- Gorji Sara Location within Iran
- Coordinates: 36°42′01″N 51°10′56″E﻿ / ﻿36.70028°N 51.18222°E
- Country: Iran
- Province: Mazandaran
- County: Abbasabad
- District: Salmanshahr
- Rural District: Kelarabad-e Gharbi

Population (2016)
- • Total: 603
- Time zone: UTC+3:30 (IRST)

= Gorji Sara =

Village in Mazandaran province, Iran

Gorji Sara (گرجي سرا) (Note: Also romanized as Gorjī Sarā; also known as Gach Sarā) is a village in Kelarabad-e Gharbi Rural District (Note: Formerly Kelarabad Rural District) of Salmanshahr District (Note: Formerly Kelarabad District) in Abbasabad County, Mazandaran province, Iran.

==Demographics==
===Population===
At the time of the 2006 National Census, the village's population was 251 in 75 households, when it was in Kelarabad Rural District (Note: Renamed Kelarabad-e Gharbi Rural District) of the former Abbasabad District in Tonekabon County.

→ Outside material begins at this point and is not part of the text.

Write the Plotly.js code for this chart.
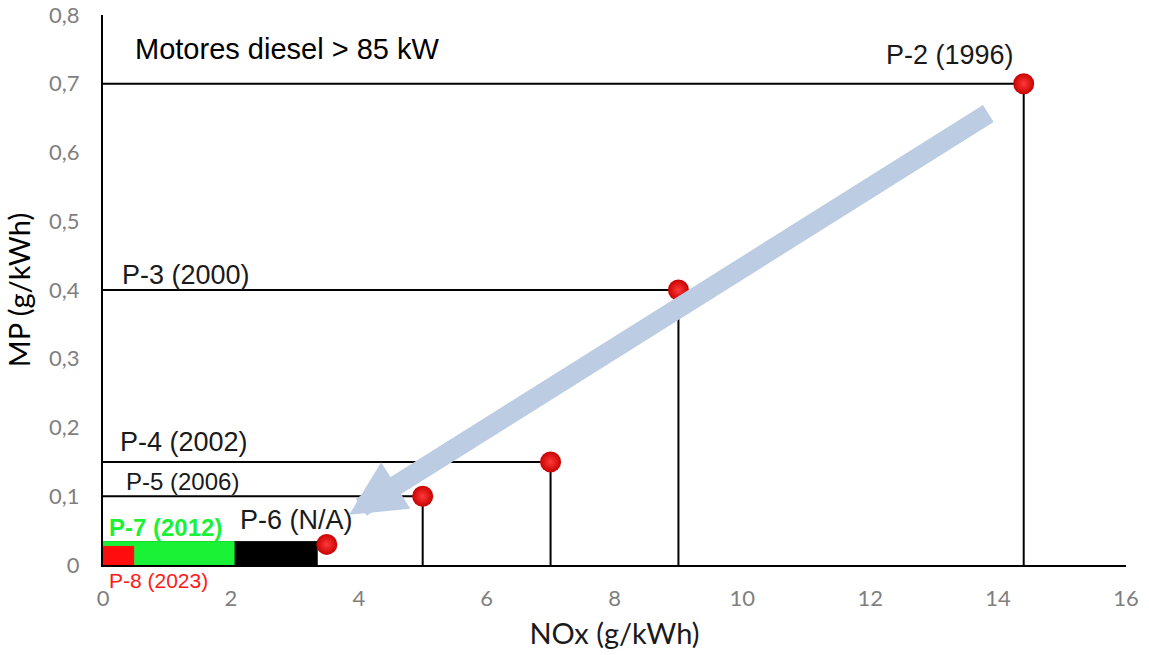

The following census in 2011 counted 368 people in 119 households, by which time the district had been separated from the county in the establishment of Abbasabad County. The rural district was transferred to the new Kelarabad District (Note: Renamed Salmanshahr District) and renamed Kelarabad-e Gharbi Rural District. The 2016 census measured the population of the village as 603 people in 191 households, when the district had been renamed Salmanshahr District.